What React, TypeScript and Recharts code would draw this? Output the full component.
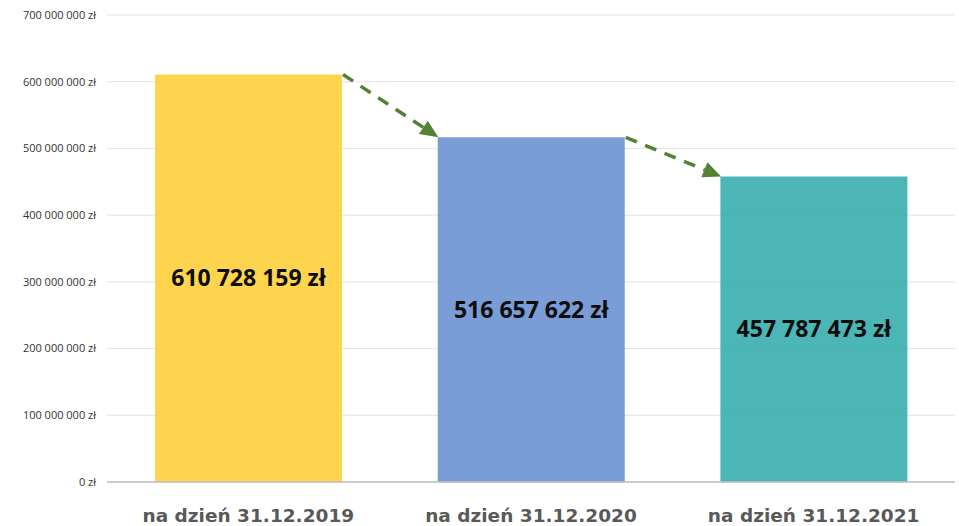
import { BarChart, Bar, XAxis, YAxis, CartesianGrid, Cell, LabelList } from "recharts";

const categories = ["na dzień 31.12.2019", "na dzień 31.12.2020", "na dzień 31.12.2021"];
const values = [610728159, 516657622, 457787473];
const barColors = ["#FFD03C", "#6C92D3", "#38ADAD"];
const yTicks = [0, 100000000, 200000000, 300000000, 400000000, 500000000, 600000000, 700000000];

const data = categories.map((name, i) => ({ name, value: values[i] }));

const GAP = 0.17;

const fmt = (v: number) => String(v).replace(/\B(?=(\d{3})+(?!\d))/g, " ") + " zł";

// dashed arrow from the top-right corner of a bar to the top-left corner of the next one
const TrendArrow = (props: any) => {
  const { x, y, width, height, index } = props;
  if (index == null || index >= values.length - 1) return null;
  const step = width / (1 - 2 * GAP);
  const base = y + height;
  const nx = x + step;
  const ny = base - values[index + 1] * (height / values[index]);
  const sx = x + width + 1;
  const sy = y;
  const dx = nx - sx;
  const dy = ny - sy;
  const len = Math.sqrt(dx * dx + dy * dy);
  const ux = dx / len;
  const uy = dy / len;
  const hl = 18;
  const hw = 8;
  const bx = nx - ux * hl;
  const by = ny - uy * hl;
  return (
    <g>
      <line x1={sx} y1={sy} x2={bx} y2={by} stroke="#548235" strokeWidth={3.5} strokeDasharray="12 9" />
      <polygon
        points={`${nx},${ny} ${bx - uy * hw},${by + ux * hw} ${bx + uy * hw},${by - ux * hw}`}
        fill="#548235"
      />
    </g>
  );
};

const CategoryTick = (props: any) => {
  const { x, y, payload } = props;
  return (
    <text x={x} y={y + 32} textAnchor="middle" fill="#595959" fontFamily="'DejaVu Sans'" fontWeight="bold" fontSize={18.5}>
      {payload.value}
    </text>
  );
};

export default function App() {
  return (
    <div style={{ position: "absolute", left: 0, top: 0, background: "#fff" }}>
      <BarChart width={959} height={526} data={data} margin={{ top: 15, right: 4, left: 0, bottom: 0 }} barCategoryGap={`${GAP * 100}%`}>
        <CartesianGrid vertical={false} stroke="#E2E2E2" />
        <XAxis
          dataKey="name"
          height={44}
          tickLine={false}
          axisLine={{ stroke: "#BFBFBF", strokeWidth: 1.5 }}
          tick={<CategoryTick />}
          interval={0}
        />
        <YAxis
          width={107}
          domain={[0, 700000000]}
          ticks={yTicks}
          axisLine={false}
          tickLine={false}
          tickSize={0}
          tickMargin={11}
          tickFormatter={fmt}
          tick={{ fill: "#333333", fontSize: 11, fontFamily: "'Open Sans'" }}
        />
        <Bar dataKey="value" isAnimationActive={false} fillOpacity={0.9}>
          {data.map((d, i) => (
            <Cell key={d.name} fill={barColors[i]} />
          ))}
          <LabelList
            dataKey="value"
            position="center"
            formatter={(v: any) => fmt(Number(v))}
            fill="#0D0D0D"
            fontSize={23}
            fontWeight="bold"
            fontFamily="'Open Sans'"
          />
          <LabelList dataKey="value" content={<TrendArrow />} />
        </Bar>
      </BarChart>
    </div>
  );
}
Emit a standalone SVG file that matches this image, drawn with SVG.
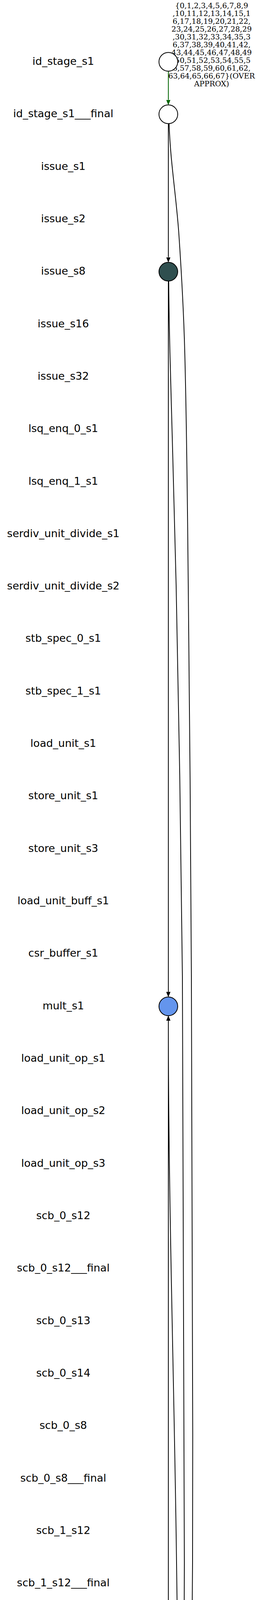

━━━━━━━━

Identify the lines of the entries containing the string "this". Copy each such line.

→ **WRITTEN SOLUTION**:
What React, TypeScript and Recharts code would draw this? Output the full component.
Emit a standalone SVG file that matches this image, drawn with SVG.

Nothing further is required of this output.